■ Short problem
In the listing that follows, retype every line from the first through the one containing "from matplotlib.lines import Line2D". Pictures are to be left out.

··· Data lines

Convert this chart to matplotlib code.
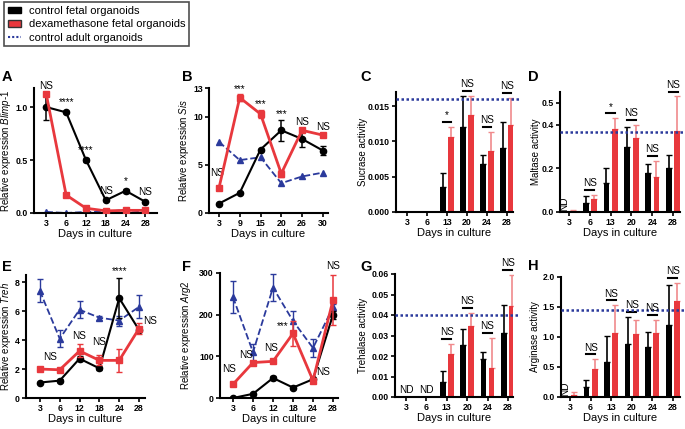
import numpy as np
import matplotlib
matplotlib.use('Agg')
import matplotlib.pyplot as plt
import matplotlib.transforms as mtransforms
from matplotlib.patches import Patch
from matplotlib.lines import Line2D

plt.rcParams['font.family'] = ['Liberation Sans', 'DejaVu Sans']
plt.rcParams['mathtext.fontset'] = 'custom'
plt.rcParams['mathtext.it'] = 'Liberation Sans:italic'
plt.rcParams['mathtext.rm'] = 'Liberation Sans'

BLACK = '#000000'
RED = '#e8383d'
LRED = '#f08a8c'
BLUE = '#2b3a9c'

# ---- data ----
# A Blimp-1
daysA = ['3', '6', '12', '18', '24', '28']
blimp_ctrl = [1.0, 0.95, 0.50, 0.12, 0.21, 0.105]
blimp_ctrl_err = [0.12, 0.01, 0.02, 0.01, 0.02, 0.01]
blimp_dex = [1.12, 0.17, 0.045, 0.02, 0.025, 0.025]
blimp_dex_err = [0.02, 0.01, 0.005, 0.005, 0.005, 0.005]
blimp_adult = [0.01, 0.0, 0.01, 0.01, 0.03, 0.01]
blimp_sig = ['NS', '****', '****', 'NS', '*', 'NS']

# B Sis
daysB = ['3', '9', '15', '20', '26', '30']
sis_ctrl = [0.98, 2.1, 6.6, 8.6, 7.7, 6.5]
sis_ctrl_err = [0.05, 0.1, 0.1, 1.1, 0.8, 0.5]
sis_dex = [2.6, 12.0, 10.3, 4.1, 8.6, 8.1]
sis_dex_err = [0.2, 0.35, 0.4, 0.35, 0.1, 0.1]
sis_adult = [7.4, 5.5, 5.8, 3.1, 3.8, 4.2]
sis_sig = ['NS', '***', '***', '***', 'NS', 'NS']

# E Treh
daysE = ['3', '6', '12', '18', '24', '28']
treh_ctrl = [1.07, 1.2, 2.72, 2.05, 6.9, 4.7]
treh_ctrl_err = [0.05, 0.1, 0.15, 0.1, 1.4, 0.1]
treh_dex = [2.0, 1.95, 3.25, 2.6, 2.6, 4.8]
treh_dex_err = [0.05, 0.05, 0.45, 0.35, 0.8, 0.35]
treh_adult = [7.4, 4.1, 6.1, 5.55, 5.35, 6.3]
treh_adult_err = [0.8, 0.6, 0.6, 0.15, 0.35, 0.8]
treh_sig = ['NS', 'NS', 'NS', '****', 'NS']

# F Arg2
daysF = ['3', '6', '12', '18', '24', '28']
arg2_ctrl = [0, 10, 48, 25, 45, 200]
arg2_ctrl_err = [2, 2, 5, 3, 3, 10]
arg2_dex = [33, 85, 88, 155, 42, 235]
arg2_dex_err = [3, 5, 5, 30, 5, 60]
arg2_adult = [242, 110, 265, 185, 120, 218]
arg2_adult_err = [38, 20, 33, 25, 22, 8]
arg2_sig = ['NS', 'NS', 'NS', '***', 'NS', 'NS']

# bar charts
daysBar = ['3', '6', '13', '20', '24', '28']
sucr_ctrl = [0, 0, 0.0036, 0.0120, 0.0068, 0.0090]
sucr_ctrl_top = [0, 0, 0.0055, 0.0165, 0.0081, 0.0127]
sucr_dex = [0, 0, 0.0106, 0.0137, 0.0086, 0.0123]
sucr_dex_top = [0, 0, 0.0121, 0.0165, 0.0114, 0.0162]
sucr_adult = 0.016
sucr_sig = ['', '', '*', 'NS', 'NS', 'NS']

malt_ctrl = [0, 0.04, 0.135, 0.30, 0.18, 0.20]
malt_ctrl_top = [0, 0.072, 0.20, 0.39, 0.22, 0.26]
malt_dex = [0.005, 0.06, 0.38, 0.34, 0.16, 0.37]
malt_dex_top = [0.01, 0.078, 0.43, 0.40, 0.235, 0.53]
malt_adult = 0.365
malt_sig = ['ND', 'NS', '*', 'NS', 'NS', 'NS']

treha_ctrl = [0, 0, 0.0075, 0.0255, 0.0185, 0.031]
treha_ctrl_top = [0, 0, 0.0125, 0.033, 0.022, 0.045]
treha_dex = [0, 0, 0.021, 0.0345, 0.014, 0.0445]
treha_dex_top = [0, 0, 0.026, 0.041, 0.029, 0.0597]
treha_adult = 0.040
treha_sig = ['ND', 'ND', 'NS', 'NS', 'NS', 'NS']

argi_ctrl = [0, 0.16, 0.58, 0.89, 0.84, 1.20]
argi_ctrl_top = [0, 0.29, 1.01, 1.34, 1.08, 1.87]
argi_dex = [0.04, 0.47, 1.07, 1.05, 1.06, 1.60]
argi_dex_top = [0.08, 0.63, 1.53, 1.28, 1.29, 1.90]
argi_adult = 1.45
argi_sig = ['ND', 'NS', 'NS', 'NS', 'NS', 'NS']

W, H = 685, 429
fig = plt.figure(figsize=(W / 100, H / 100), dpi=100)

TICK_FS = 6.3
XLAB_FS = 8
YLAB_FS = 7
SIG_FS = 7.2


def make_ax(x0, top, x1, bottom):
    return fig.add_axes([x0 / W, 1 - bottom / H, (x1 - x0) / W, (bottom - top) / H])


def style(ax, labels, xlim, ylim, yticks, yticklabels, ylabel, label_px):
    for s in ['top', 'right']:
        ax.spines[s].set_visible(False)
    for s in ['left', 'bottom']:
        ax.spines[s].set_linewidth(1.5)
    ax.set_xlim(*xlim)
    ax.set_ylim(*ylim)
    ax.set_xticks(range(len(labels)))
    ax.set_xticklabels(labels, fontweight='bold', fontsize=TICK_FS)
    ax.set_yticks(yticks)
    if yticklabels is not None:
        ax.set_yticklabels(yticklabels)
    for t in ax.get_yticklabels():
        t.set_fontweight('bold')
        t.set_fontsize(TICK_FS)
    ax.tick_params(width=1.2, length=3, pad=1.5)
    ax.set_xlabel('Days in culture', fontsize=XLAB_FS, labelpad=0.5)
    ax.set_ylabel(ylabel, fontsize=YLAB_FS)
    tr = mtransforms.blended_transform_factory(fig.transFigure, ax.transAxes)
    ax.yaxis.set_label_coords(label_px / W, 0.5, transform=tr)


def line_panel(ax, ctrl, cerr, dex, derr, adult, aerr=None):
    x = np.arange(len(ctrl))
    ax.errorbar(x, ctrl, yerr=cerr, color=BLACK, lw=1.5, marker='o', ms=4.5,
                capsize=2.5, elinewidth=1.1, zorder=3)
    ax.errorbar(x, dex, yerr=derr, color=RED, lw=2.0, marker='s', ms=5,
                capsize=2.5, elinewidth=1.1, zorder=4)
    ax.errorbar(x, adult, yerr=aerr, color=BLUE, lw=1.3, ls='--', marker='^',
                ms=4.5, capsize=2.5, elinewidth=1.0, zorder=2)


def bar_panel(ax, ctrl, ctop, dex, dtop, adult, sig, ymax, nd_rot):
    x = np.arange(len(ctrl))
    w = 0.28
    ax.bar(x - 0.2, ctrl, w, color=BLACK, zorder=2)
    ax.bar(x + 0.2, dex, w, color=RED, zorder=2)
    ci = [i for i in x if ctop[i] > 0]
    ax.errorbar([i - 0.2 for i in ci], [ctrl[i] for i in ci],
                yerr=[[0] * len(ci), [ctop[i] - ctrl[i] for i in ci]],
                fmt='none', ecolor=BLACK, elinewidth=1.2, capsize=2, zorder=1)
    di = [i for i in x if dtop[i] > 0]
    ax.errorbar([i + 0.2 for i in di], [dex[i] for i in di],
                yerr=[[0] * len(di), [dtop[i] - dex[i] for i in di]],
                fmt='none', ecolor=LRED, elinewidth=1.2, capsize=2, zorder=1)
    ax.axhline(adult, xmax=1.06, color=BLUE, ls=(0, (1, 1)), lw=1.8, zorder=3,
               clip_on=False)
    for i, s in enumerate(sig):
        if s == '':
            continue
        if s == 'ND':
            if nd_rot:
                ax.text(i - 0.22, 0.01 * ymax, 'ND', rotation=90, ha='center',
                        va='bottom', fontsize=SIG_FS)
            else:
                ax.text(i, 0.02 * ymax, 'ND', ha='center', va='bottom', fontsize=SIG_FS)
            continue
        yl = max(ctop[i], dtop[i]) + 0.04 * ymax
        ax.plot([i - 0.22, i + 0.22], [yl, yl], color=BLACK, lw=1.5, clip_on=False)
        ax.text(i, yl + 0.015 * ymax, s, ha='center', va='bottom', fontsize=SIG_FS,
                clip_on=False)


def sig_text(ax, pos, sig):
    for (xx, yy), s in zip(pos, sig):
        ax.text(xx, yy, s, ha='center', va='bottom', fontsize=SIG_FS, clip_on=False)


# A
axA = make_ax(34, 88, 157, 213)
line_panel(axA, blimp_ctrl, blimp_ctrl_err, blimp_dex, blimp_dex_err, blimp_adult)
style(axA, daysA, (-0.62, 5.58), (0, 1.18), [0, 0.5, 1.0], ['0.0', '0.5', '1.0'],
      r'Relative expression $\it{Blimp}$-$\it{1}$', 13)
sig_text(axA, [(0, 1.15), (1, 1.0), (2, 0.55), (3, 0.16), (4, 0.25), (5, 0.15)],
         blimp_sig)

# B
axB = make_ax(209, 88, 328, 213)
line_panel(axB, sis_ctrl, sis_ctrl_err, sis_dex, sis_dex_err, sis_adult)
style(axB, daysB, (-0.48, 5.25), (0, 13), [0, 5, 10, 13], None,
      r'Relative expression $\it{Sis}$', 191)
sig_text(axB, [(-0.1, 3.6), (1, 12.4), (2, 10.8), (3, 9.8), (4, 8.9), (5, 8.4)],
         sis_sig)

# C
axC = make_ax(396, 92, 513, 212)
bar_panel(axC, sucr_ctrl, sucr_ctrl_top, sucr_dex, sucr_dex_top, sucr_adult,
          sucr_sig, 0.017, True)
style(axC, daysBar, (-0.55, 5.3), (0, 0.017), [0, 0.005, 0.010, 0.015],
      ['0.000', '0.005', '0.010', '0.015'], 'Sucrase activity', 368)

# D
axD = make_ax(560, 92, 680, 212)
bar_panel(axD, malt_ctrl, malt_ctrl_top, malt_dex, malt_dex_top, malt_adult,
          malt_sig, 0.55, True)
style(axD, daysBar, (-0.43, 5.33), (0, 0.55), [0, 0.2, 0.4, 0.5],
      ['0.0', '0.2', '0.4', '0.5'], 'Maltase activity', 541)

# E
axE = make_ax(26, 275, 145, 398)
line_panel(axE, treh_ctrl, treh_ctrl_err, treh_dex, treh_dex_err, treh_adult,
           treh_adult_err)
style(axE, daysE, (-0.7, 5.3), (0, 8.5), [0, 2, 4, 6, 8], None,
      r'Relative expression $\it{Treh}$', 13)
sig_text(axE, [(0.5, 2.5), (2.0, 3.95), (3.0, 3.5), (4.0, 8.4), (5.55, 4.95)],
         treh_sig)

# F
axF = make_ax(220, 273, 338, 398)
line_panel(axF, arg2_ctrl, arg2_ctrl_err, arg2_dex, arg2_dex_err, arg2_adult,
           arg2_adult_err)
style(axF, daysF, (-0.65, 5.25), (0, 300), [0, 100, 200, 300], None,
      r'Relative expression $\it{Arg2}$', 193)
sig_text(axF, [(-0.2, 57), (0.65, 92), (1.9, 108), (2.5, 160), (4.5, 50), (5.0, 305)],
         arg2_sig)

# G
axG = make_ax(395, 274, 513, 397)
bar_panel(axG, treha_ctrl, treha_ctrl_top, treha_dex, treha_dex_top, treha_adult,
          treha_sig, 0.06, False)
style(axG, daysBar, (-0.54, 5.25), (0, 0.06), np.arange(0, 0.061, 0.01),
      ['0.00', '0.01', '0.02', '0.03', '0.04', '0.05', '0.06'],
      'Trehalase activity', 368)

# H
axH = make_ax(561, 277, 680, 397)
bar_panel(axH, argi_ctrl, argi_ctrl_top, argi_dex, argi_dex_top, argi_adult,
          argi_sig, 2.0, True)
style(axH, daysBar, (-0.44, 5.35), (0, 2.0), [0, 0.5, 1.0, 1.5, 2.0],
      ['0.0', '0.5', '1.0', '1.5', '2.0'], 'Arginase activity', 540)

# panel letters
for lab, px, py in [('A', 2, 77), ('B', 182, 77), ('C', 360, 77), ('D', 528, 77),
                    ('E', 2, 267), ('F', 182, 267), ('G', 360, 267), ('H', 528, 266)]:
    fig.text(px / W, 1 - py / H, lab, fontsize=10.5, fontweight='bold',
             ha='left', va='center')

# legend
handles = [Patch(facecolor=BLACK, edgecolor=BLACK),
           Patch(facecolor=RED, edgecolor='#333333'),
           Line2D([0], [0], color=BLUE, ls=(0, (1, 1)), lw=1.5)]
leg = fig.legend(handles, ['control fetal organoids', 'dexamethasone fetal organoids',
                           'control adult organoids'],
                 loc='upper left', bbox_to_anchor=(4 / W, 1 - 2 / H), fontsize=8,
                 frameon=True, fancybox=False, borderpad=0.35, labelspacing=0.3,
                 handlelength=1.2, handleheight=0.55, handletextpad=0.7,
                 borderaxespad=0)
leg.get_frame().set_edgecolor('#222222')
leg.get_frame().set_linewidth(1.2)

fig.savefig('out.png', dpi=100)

······

■ Exercise answer
Convert this chart to matplotlib code.
import numpy as np
import matplotlib
matplotlib.use('Agg')
import matplotlib.pyplot as plt
import matplotlib.transforms as mtransforms
from matplotlib.patches import Patch
from matplotlib.lines import Line2D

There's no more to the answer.